=== WRITTEN INSTRUCTION ===
Everything from the line with "Write a Python" down to the line with "pre_start, pre_end = 69.55, 73.50" below must be printed exactly, those two lines included. Exclude pictures.
━━━━━ SUPPLIED INFORMATION ━━━━━
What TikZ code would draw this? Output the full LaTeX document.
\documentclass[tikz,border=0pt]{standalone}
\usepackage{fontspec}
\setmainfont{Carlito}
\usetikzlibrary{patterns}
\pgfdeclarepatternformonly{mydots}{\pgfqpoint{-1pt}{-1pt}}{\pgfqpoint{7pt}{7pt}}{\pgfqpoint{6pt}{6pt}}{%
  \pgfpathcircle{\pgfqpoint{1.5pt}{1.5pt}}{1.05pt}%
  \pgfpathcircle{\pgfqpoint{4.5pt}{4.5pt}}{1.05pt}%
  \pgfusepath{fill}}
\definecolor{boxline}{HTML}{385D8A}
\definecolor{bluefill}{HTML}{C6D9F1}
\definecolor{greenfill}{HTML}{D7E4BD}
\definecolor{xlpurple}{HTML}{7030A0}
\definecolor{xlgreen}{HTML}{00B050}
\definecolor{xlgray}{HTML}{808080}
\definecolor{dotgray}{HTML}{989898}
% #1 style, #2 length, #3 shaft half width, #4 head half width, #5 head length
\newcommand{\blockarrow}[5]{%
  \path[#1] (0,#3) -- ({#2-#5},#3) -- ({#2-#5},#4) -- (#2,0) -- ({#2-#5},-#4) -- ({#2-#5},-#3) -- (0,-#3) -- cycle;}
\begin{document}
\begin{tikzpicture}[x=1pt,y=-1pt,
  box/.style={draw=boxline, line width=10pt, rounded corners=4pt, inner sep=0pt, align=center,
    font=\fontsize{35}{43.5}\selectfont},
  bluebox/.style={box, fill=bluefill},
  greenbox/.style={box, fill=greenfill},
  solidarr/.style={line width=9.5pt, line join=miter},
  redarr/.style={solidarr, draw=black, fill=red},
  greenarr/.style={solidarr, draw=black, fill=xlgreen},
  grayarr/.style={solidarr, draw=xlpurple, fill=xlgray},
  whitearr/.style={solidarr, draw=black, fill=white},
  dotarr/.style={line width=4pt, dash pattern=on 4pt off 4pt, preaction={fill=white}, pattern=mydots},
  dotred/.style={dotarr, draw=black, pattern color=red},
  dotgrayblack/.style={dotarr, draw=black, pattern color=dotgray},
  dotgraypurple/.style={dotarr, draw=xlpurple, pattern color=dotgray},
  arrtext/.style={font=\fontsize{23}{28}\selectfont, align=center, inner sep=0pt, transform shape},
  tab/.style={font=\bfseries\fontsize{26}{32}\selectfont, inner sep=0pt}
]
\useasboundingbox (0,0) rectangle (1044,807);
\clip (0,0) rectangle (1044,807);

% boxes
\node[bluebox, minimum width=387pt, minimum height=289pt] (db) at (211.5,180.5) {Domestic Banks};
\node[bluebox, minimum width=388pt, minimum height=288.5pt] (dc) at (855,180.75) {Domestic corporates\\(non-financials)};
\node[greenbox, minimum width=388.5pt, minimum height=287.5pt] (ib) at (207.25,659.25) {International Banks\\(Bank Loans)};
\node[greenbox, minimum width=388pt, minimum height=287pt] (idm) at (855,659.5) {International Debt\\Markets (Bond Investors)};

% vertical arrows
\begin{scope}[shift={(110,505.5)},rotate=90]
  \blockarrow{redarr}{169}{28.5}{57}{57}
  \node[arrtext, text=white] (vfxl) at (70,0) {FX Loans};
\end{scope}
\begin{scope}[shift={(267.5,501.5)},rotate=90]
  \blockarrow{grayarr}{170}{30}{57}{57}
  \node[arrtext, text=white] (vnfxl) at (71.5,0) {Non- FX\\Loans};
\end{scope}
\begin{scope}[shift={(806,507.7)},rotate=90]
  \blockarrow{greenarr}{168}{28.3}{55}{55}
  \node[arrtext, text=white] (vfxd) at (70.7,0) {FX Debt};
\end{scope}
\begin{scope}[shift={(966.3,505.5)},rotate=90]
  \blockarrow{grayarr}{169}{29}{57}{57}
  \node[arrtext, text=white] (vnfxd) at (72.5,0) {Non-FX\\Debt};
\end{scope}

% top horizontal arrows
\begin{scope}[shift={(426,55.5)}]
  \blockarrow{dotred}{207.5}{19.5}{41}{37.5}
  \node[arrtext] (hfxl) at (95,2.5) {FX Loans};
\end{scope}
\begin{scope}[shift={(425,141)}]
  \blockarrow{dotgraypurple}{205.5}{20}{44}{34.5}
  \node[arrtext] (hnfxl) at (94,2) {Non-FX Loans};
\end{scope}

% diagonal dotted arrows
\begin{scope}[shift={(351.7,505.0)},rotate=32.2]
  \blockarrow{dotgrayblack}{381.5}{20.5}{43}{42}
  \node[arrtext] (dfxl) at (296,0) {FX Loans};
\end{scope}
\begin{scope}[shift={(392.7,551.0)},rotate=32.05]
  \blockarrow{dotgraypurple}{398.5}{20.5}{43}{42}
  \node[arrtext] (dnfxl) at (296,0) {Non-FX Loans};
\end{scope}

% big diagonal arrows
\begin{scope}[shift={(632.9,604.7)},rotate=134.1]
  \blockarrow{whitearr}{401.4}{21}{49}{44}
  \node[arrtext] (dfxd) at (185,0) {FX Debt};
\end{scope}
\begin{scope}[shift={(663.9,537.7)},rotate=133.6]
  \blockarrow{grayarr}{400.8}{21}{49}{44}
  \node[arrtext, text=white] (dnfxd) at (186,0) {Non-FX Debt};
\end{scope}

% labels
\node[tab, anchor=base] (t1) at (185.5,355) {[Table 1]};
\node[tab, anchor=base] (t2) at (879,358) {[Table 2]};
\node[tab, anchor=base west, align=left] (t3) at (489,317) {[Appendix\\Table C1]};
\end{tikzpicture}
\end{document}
━━━━━
━━━━━ SUPPLIED INFORMATION ━━━━━
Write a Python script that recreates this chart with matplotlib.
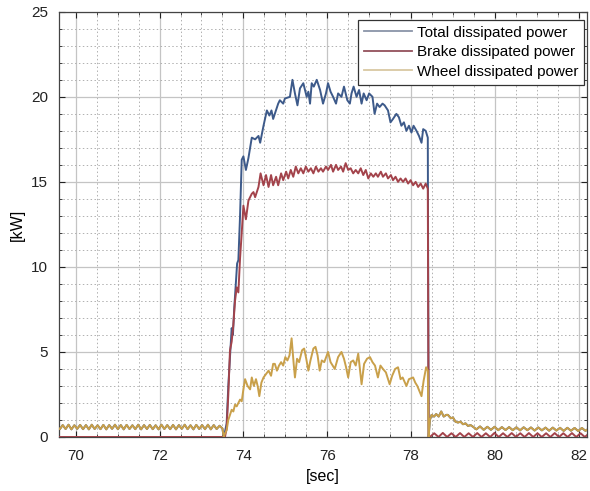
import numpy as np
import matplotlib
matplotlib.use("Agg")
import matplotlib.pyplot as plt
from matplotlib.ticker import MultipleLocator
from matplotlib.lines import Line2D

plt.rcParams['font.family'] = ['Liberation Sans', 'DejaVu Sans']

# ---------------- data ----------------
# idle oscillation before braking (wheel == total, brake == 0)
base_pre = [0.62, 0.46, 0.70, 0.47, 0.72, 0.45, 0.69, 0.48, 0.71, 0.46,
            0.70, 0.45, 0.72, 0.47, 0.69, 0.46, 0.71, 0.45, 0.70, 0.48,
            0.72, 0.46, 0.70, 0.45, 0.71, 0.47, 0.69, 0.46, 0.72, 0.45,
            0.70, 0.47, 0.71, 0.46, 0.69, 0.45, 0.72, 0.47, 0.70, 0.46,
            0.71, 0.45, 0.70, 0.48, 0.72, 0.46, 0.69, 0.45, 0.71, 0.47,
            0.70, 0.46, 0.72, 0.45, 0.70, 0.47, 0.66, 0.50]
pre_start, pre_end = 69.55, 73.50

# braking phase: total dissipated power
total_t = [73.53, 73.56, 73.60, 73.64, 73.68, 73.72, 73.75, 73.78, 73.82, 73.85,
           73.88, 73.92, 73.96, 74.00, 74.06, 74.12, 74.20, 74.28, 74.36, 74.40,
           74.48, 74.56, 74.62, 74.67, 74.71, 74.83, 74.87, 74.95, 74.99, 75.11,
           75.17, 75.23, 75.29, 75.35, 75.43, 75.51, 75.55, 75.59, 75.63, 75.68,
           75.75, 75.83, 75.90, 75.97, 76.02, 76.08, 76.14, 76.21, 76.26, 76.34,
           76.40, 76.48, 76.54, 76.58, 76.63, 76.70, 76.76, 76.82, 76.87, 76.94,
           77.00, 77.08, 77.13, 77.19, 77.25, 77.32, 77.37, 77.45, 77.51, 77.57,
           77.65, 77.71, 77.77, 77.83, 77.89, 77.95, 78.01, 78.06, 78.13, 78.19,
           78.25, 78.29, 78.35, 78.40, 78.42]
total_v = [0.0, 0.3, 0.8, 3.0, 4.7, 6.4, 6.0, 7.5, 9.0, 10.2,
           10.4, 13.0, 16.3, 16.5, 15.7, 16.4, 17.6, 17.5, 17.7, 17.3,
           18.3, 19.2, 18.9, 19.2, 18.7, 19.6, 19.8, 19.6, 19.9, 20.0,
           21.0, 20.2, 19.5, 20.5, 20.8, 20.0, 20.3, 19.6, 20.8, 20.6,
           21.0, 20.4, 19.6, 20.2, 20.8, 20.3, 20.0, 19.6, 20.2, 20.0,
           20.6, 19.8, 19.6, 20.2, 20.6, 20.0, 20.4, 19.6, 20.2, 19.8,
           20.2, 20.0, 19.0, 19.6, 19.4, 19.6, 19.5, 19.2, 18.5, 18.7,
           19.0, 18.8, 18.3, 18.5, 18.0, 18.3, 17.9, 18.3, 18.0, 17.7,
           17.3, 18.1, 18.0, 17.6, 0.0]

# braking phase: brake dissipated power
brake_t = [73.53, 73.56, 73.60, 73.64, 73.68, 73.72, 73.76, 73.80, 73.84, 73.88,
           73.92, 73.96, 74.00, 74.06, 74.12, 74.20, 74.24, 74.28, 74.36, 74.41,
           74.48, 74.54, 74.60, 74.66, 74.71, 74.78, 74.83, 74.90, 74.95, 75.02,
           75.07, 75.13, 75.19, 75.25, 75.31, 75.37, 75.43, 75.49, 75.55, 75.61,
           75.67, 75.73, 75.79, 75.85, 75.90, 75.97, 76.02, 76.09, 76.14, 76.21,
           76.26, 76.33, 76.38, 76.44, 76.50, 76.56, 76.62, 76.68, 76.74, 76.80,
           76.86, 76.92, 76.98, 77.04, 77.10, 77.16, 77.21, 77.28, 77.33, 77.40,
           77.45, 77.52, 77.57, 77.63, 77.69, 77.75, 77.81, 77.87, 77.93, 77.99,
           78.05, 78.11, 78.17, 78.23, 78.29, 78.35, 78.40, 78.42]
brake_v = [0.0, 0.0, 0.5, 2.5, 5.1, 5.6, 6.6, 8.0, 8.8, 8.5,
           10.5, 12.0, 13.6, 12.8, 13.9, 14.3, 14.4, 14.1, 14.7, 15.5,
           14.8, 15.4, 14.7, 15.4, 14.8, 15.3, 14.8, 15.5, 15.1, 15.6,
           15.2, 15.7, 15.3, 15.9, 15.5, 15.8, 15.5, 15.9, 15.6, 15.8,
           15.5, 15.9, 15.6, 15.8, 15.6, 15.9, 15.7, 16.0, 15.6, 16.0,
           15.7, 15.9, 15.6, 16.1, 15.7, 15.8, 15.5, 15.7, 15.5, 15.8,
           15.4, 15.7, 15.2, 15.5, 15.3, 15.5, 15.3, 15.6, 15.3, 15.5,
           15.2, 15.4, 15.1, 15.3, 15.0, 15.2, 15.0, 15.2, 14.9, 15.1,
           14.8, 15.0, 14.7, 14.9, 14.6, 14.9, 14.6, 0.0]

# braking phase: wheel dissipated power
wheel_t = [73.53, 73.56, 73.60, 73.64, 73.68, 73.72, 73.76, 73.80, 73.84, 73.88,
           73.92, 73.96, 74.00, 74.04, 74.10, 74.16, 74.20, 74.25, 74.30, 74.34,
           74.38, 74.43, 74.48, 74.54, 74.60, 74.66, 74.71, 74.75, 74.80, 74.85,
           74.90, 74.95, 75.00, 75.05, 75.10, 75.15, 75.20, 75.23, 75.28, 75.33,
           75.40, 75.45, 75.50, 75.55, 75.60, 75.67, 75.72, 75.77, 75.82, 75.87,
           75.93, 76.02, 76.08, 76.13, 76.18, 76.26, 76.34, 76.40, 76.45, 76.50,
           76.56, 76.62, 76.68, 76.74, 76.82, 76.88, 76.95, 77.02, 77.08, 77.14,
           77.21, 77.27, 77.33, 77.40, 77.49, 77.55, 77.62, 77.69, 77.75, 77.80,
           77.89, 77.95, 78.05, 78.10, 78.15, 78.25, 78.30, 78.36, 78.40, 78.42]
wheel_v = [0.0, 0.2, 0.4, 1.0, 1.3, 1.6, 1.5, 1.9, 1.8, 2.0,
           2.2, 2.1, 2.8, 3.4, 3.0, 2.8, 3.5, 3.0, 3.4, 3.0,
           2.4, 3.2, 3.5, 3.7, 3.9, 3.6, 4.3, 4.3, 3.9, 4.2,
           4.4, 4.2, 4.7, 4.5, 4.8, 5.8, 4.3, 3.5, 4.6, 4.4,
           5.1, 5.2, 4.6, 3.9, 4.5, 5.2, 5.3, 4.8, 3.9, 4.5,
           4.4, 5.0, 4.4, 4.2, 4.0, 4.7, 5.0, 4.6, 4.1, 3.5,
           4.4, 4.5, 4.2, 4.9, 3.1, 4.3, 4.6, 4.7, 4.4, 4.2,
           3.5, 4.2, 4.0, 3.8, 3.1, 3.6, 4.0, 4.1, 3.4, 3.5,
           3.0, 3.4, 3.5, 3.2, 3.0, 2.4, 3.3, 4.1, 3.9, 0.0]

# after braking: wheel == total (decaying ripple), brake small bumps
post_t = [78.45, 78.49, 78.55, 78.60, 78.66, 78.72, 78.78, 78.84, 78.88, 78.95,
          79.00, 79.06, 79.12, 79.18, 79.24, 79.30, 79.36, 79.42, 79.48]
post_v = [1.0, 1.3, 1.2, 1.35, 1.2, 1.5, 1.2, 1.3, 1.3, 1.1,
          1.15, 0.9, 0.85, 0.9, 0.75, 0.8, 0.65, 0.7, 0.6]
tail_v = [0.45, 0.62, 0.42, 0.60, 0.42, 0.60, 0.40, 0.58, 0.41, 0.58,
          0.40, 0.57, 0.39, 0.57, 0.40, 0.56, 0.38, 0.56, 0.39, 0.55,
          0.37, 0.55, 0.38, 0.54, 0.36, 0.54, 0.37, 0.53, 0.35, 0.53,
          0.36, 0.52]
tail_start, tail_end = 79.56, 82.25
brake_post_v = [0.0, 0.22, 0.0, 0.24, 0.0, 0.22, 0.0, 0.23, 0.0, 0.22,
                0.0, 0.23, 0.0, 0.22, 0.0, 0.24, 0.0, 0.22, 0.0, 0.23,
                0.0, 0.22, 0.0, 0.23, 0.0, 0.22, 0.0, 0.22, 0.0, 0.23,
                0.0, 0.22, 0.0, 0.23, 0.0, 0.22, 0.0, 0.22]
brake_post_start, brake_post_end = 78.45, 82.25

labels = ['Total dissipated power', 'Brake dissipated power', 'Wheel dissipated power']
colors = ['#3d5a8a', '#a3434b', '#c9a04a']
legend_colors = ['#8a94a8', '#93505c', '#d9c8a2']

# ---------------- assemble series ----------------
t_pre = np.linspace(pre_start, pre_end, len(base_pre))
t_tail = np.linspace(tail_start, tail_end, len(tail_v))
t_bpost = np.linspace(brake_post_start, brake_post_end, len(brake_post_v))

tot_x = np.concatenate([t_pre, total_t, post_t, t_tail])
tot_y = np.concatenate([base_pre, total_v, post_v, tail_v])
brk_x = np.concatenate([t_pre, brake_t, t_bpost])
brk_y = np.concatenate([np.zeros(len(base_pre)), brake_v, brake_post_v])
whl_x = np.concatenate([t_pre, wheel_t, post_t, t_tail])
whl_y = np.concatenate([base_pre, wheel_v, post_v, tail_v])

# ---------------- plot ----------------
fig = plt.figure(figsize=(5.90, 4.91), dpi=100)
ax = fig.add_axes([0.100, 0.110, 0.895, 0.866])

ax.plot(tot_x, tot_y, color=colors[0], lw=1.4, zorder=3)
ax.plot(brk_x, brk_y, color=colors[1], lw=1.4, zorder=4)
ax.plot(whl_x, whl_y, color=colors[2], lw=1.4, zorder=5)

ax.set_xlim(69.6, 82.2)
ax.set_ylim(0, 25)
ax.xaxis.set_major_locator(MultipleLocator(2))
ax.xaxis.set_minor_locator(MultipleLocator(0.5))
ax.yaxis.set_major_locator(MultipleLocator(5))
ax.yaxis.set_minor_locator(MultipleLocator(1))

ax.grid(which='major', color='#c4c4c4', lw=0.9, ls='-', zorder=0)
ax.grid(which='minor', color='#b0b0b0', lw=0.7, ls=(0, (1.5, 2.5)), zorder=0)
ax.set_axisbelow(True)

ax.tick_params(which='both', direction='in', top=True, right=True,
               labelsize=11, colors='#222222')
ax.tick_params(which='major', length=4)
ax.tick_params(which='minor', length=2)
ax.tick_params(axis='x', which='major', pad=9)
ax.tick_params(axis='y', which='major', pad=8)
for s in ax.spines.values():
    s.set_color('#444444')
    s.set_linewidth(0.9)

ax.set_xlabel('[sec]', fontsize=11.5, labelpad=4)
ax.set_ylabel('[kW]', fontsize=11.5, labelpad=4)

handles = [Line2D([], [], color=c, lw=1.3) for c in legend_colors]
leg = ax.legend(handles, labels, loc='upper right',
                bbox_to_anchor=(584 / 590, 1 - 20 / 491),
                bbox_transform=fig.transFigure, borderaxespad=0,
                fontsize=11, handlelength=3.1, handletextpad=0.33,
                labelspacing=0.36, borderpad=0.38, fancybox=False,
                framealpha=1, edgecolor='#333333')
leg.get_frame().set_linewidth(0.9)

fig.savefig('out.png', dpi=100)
━━━━━
=== FINISHED ANSWER ===
Write a Python script that recreates this chart with matplotlib.
import numpy as np
import matplotlib
matplotlib.use("Agg")
import matplotlib.pyplot as plt
from matplotlib.ticker import MultipleLocator
from matplotlib.lines import Line2D

plt.rcParams['font.family'] = ['Liberation Sans', 'DejaVu Sans']

# ---------------- data ----------------
# idle oscillation before braking (wheel == total, brake == 0)
base_pre = [0.62, 0.46, 0.70, 0.47, 0.72, 0.45, 0.69, 0.48, 0.71, 0.46,
            0.70, 0.45, 0.72, 0.47, 0.69, 0.46, 0.71, 0.45, 0.70, 0.48,
            0.72, 0.46, 0.70, 0.45, 0.71, 0.47, 0.69, 0.46, 0.72, 0.45,
            0.70, 0.47, 0.71, 0.46, 0.69, 0.45, 0.72, 0.47, 0.70, 0.46,
            0.71, 0.45, 0.70, 0.48, 0.72, 0.46, 0.69, 0.45, 0.71, 0.47,
            0.70, 0.46, 0.72, 0.45, 0.70, 0.47, 0.66, 0.50]
pre_start, pre_end = 69.55, 73.50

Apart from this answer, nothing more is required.